> **MATERIALS PROVIDED**
______

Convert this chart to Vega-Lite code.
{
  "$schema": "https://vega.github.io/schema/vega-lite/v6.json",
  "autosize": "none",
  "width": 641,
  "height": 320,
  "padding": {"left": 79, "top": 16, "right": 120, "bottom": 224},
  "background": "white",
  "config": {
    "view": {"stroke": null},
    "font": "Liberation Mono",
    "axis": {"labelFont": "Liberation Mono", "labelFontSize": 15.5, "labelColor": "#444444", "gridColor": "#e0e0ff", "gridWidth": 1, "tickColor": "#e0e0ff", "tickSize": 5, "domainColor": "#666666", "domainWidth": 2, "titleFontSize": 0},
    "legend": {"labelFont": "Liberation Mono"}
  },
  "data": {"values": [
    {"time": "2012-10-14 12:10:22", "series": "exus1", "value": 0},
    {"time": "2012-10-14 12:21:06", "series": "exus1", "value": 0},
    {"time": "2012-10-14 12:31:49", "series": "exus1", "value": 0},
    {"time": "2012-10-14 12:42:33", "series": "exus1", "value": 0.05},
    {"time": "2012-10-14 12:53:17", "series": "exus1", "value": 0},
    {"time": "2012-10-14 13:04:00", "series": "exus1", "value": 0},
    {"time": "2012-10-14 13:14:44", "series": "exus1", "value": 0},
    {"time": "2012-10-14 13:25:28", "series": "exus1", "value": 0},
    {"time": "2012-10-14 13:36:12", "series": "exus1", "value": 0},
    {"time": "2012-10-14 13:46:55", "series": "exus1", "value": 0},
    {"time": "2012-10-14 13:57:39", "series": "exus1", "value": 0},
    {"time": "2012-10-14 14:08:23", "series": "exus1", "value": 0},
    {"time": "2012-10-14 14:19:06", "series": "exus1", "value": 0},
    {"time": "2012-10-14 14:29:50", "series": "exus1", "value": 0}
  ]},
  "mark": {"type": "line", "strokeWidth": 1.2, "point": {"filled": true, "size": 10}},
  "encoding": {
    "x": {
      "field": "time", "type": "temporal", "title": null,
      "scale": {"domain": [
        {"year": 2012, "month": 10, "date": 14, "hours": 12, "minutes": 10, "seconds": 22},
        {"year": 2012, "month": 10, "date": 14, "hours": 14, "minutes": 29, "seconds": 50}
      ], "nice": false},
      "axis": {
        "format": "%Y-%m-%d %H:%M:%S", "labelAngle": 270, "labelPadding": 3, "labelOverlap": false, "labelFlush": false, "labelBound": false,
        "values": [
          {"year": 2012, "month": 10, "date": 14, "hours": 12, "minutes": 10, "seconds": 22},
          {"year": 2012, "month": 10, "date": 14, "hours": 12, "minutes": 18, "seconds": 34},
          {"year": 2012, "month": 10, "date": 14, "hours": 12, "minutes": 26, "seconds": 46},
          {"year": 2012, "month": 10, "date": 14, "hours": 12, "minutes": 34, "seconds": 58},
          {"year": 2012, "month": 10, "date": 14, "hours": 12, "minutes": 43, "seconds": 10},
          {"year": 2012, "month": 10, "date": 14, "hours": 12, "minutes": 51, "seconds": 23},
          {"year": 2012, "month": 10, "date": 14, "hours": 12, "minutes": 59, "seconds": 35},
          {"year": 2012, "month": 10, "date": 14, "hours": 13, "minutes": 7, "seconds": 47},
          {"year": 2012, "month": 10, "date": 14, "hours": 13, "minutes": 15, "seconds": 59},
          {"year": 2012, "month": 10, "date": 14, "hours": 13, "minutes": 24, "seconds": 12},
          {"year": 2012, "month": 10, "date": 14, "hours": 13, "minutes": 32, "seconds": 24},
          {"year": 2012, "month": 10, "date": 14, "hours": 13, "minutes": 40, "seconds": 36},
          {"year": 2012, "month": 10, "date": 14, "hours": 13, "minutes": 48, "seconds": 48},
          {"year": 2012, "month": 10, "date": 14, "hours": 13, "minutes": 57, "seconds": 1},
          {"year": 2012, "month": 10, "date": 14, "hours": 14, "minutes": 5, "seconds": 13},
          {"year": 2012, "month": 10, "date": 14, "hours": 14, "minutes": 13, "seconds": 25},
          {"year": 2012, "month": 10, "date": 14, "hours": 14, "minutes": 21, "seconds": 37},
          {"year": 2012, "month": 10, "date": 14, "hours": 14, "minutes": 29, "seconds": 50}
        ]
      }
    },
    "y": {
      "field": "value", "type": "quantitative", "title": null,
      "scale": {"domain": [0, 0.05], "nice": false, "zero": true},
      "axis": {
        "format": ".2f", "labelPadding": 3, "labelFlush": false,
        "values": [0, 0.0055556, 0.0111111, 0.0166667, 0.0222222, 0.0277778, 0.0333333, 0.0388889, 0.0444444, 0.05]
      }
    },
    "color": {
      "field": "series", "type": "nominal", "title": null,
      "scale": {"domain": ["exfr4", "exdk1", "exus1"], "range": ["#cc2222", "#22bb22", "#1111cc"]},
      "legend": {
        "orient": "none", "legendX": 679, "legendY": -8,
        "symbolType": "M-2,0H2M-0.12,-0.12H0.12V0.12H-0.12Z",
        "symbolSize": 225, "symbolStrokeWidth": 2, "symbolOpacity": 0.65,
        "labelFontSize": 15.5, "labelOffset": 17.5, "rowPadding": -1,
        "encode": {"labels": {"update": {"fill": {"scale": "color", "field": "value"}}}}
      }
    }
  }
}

______

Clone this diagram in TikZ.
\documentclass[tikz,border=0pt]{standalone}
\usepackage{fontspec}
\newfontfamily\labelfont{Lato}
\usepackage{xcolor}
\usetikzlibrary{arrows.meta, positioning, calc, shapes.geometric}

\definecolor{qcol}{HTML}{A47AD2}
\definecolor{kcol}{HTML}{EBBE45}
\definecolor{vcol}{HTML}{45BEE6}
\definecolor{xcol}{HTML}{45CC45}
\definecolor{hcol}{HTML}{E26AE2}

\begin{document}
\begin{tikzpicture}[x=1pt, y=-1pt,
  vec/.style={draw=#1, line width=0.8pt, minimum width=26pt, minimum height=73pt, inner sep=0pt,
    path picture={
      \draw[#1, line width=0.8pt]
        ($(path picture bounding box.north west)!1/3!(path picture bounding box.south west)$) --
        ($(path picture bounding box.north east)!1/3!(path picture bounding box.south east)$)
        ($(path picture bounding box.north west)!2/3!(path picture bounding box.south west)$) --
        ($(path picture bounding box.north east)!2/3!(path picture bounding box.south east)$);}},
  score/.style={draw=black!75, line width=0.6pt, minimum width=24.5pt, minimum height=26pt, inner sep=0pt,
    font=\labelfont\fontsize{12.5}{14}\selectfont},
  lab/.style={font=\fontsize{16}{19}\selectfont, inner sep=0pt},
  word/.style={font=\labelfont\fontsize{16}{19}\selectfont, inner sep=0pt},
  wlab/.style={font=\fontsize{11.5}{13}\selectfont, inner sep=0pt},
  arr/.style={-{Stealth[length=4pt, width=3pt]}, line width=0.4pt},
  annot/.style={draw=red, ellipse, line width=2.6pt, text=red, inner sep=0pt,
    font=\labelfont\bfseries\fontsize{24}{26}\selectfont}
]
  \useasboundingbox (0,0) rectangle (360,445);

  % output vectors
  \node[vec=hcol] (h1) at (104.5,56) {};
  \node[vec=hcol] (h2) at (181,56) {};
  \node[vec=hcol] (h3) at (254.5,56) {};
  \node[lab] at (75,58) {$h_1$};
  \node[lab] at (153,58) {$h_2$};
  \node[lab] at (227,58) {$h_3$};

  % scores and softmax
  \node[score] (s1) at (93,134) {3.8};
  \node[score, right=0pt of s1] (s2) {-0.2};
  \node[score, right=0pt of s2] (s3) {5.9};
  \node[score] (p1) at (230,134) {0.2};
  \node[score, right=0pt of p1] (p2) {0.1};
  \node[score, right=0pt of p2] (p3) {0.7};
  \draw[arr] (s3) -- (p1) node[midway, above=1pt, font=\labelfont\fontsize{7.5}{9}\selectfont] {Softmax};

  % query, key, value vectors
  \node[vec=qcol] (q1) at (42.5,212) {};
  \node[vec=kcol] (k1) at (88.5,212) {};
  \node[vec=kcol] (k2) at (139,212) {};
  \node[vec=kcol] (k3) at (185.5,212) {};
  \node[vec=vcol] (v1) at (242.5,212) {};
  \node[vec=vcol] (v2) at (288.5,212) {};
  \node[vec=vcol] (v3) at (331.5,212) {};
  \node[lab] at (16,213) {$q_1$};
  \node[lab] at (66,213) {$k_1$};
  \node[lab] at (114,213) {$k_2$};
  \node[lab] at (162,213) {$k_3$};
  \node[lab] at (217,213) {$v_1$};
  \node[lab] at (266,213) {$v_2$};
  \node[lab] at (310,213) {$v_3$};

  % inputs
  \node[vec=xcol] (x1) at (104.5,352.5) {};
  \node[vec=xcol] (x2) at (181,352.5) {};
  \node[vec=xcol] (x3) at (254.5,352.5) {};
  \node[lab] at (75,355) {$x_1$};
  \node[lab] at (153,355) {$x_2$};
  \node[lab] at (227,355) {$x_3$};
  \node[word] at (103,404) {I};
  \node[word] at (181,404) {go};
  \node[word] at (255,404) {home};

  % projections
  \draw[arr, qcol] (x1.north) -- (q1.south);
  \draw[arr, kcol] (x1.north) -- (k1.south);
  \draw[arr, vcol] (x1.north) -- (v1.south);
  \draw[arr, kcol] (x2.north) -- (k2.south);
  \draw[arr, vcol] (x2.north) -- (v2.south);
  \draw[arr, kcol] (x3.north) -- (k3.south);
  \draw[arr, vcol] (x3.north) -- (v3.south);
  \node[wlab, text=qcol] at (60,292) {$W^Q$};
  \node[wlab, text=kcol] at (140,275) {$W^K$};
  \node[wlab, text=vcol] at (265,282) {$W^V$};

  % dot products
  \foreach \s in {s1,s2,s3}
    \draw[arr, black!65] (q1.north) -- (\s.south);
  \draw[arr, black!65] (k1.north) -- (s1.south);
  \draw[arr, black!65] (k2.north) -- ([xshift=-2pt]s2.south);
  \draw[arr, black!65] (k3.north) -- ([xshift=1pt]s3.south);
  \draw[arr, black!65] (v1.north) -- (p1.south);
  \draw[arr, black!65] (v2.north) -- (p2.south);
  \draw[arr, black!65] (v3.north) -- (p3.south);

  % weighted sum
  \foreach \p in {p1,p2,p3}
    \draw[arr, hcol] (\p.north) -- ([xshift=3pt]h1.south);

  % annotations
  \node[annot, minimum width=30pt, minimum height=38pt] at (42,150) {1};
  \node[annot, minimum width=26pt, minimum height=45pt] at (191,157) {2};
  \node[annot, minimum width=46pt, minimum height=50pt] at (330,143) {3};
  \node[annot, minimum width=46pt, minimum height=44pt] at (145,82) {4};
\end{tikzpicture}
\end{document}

______

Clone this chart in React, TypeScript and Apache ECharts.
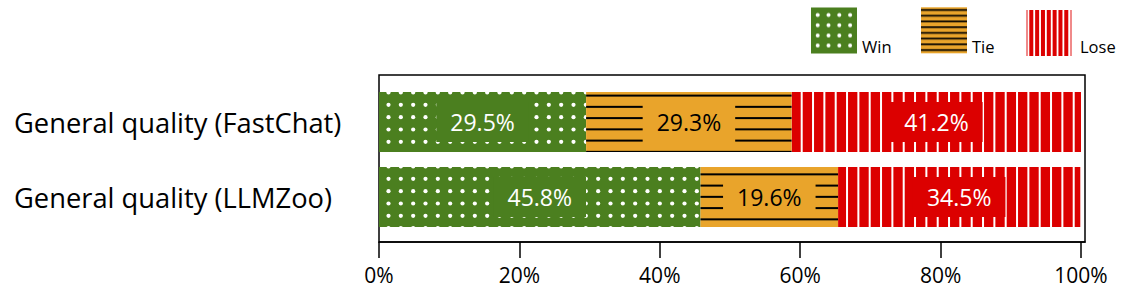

______

> **YOUR GOAL**
Find each line holding the word "this" and copy it.

> **EXERCISE RESPONSE**
Convert this chart to Vega-Lite code.
Clone this diagram in TikZ.
Clone this chart in React, TypeScript and Apache ECharts.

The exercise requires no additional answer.